West Germany's anti-party party experiments with compromise

Choose one: The fledgling Green-Social Democratic alliance in the state of Hesse is the test of (A) the maturity or (B) the betrayal of West Germany's environmentalist protest party.

All Greens who choose (A) are ''pragmatists'' who will cheer state legislator and ex-chaplain Karl Kerschgens as he gives his first public report on the Hessian party's ''toleration'' of the minority Social Democratic state government in the next week or two.

All Greens who choose (B) are ''fundamentalists'' who want their ''anti-party party'' to stick with pure protest and eschew dirty co-optation by the system.

Just where the balance falls between the two groups will determine the future of Germany's first grass-roots party. The Greens' mind is with the pragmatists. Their heart is with the fundamentalists.

What all do agree on is that the Greens now face a threat to their very survival.

Their meteoric rise to win 27 seats in the Bundestag (Parliament) a year ago was helped by public indignation about pollution and fear of the new NATO missiles that began to be deployed last December. The question now is whether the individualistic and sometimes eccentric Greens can hold themselves together without that glue of environmental and antimissile passion among voters.

Thus, public concern about pollution may have been diluted to some extent by the conservative West German government's sudden adoption of some of the Greens' environmentalist causes after the 1983 election. And antinuclear sentiment seems to have diminished as the missile deployments have not led to any increased East-West tension after all.

''Realpolitikers'' like Kerschgens say the party can still survive in 1984 - but only if it disciplines itself and plays the game of politics, compromising here to win concessions there. It was Kerschgens' eloquent exposition of this view at a state conference of Greens last January that persuaded his party to try ''toleration'' of the Social Democrats - i.e., voting for the state budget if the government program were made more responsive to environmental concerns.

The Hessian Greens - who have evolved over two years from one of the most radical of the state Green organizations into one of the most moderate - still have to vote on the budget that Hessian Premier Holger Borner has just presented. And the fundamentalists still have a chance to reverse the party's course at the state convention in May.

At the moment the pragmatists presumably still have the upper hand.

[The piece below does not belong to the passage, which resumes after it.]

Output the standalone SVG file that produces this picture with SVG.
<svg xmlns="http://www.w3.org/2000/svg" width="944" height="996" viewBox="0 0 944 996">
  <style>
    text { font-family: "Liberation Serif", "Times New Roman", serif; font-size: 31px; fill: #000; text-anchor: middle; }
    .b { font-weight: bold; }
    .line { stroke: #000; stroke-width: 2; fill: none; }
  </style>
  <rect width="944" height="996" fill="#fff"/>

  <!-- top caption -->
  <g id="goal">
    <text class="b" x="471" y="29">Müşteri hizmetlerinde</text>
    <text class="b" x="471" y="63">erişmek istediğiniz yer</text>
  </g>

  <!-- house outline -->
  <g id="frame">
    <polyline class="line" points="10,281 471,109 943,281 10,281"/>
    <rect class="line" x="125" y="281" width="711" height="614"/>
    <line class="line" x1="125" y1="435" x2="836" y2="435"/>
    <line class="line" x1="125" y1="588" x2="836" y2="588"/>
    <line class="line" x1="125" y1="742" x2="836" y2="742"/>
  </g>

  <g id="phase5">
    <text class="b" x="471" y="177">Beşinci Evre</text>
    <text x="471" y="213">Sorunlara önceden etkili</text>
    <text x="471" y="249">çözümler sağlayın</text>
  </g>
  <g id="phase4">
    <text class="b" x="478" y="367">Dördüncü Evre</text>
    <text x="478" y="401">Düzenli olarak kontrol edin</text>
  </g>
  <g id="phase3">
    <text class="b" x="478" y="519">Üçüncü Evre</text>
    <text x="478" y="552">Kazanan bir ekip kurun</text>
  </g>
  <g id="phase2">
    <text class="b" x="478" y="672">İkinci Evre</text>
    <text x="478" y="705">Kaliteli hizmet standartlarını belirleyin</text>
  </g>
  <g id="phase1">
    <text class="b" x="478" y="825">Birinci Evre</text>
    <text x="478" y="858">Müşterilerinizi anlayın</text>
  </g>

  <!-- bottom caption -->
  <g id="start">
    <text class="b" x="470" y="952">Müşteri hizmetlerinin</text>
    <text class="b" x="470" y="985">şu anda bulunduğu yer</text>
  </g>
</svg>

The situation is even murkier than usual, however, since the Hessian Greens have just pulled a disappearing act. Most of them are said to be on vacation in Italy this week.

Kerschgens can count as successes in the intensive two-party negotiations Social Democratic Premier Borner's scrapping of plans for a new dam and his promise not to build more nuclear power plants.

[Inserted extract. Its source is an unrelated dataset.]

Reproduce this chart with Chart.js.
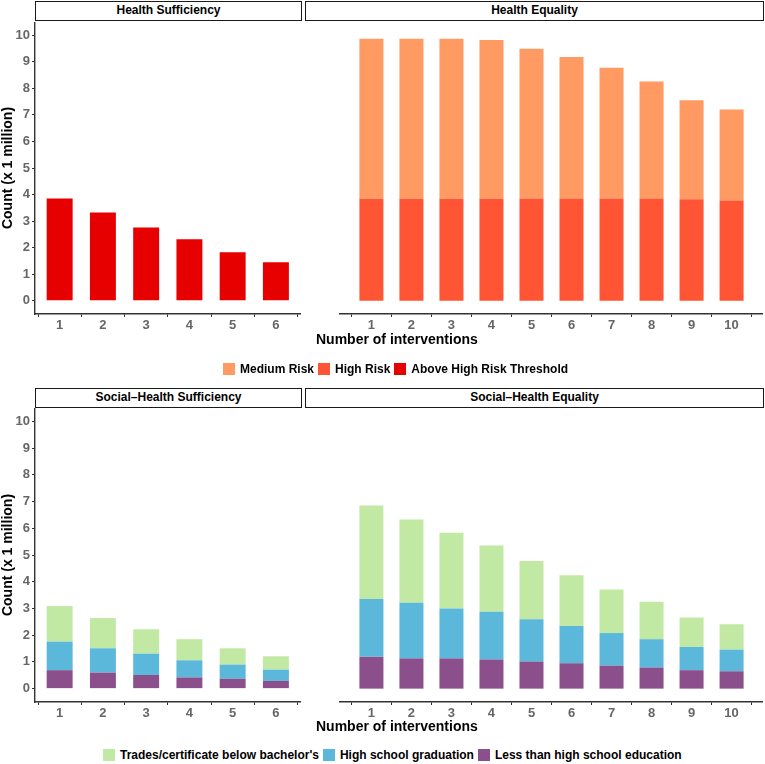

Kerschgens can also point to introduction of tougher state regulations on sulfur and nitric oxide emissions from brown coal power plants, construction of a model denitrification plant, a lowering of the threshold for smog alarms, future conversion of the state vehicle fleet to lead-free autos, and deemphasis of burning wastes (with release of heavy-metal and dioxin gases) in favor of compacting and recycling.

The pragmatists regard this list as not bad for a party that got 5.9 percent of the votes last fall as against the Social Democrats' 46.2 percent.

But Kerschgens' tally fails to convince the fundamentalists. They argue that they are giving away too much. They are not preventing the opening of the bitterly contested new runway for the Frankfurt airport next month. They are not getting a ban on night flights, but merely a consideration of their reduction.

They are not blocking completion of the new Biblis nuclear power plant (though the public utility that is building the plant is talking of mothballing Biblis because of lower electricity demand than anticipated). They have no more than a promise to reconsider plans for road construction. They have only delayed , not prevented, construction of two new waste incinerators. They have not conclusively blocked new prison construction to relieve teeming jails (and thus not forced judges to give more socially productive sentences than lockups).

In this whole fierce feud Hesse is a bellwether. If Kerschgens can pull off his semi-coalition, this will be the first successful such experiment in West Germany.

An earlier attempt in Hamburg failed - and led to a reelection in which the minority Social Democrats regained their majority without the Greens.

Win or lose in the Hessian experiment, the Green fundamentalists doubt that they can preserve their own identity once they start wheeling and dealing with the Social Democrats.

The Hessian Greens' cooperation with the Social Democrats is thus a hot issue at national as well as state level. And it is intensified by related controversies over the pledged rotation of Green Bundestag members and the competence of staff work in Bonn.

Some of the most effective Bundestag Greens are now reluctant to vacate their seats in 1985 after half a term to allow their inexperienced ''backers up'' to take their place.

For the moment the Greens are suppressing their intramural conflicts to present a united face in the Baden-Wurttemberg state elections this month and the European parliamentary elections in June. The national Green convention at the beginning of March studiously avoided addressing any of the issues that national parliamentary spokesman Petra Kelly says have brought the Greens to the greatest internal crisis in their brief history.

Contention comes easily in the feisty Greens, however. Few observers think the party can postpone much longer a showdown on the Hessian compromise and the party's other basic controversies.